The question most people are asking about AI and friendship is the wrong question. They are asking: can an AI be a friend? The answer to that question, while not without philosophical interest, is a distraction from the more consequential question: what will AI do to human friendship — to the quality, quantity, depth, and structure of the relationships people form with each other?

The two questions are connected but not identical, and conflating them produces an impoverished conversation. The person asking whether AI can be a friend is typically worried about a substitution: that the convenience and emotional attunement of AI companions will draw people away from the harder and more rewarding work of human connection. The person asking what AI will do to human friendship is tracking something more diffuse and more significant: the transformation of the conditions in which human friendship forms, is maintained, and is understood.

The substitution concern is real but probably overstated in its catastrophist form. AI companions — whether the relatively crude versions currently available or the more sophisticated versions in near-term development — do provide something that many lonely people lack: consistent, available, non-judgmental attention. For people who are severely isolated, chronically lonely, or socially anxious in ways that make initiating human contact nearly impossible, an AI companion that provides some form of regular interaction may not be a substitute for friendship so much as a bridge toward it — or, in some cases, a harm reduction intervention that prevents the worst health consequences of complete isolation. The research on this is genuinely thin. The confident claims in both directions — that AI companionship is a dangerous substitute, that it is a therapeutic tool — outrun the evidence considerably.
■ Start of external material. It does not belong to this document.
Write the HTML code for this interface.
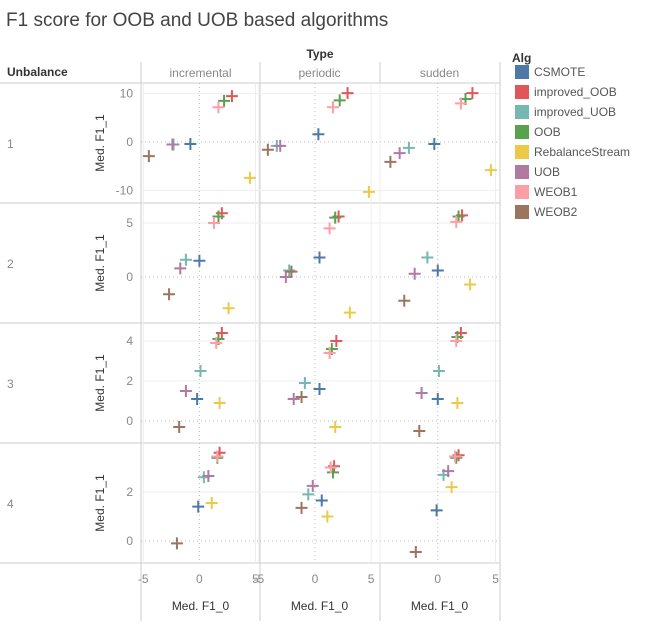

The transformation concern is less discussed but more significant. AI is already changing human friendship through mechanisms that have nothing to do with AI companionship as such. Algorithmically mediated social platforms — which are AI systems, even if the public discussion does not always name them as such — have already restructured the attention economy in ways that directly affect friendship. The evidence that social media use, particularly passive consumption, is associated with weakened close friendship quality and increased loneliness is substantial and growing. The mechanisms are fairly well understood: the platform's economic interest is in maximizing engagement, which is not the same as maximizing social quality; the affordances of the platform reward performance over genuine expression; and the asymmetric, largely passive consumption of others' curated lives replaces the reciprocal, effortful contact that maintains genuine friendship. AI will extend and intensify this transformation, not initiate it.

The second transformation mechanism is more interesting: AI as a personalization and communication tool that intervenes in the texture of human relationships. AI systems that help people draft messages, plan social interactions, remember personal details about their contacts, and navigate social complexity are already being built and used. The question these tools raise is not whether they are useful — many of them are — but what it means for a friendship when the contact between two people is increasingly mediated by AI systems that optimize the interaction for smoothness, attentiveness, and conflict reduction. The friendship that is managed to perfection by AI assistance may be more comfortable than the friendship that is not so managed. It may also be less honest, less real, and less capable of producing the genuine encounter that makes friendship valuable in the first place.

The third transformation mechanism is epistemological: AI will change what people believe about their friendships. AI systems that analyze communication patterns, emotional content, and behavioral data will be able to produce descriptions of friendships — who is more invested, who is withdrawing, whether a relationship is healthy or not — that will feel authoritative and may or may not be accurate. The outsourcing of social self-knowledge to AI systems that tell people how their relationships are going represents a form of epistemic dependency that has no precedent. The implications for friendship are not yet visible because the tools are not yet widely deployed, but the direction of travel is clear.

None of this means that friendship in an AI world is necessarily worse than friendship before AI. Some of the transformations may be net positive: AI that helps socially anxious people initiate contact, that reminds people to follow up, that aggregates information about friends' circumstances so that care can be expressed more accurately — these are not obviously harmful. The revision that Law 5 calls for is not nostalgia. It is honest accounting: identifying what is actually changing, what the evidence shows, and what design choices — individual, institutional, political — could shape the trajectory toward better rather than worse.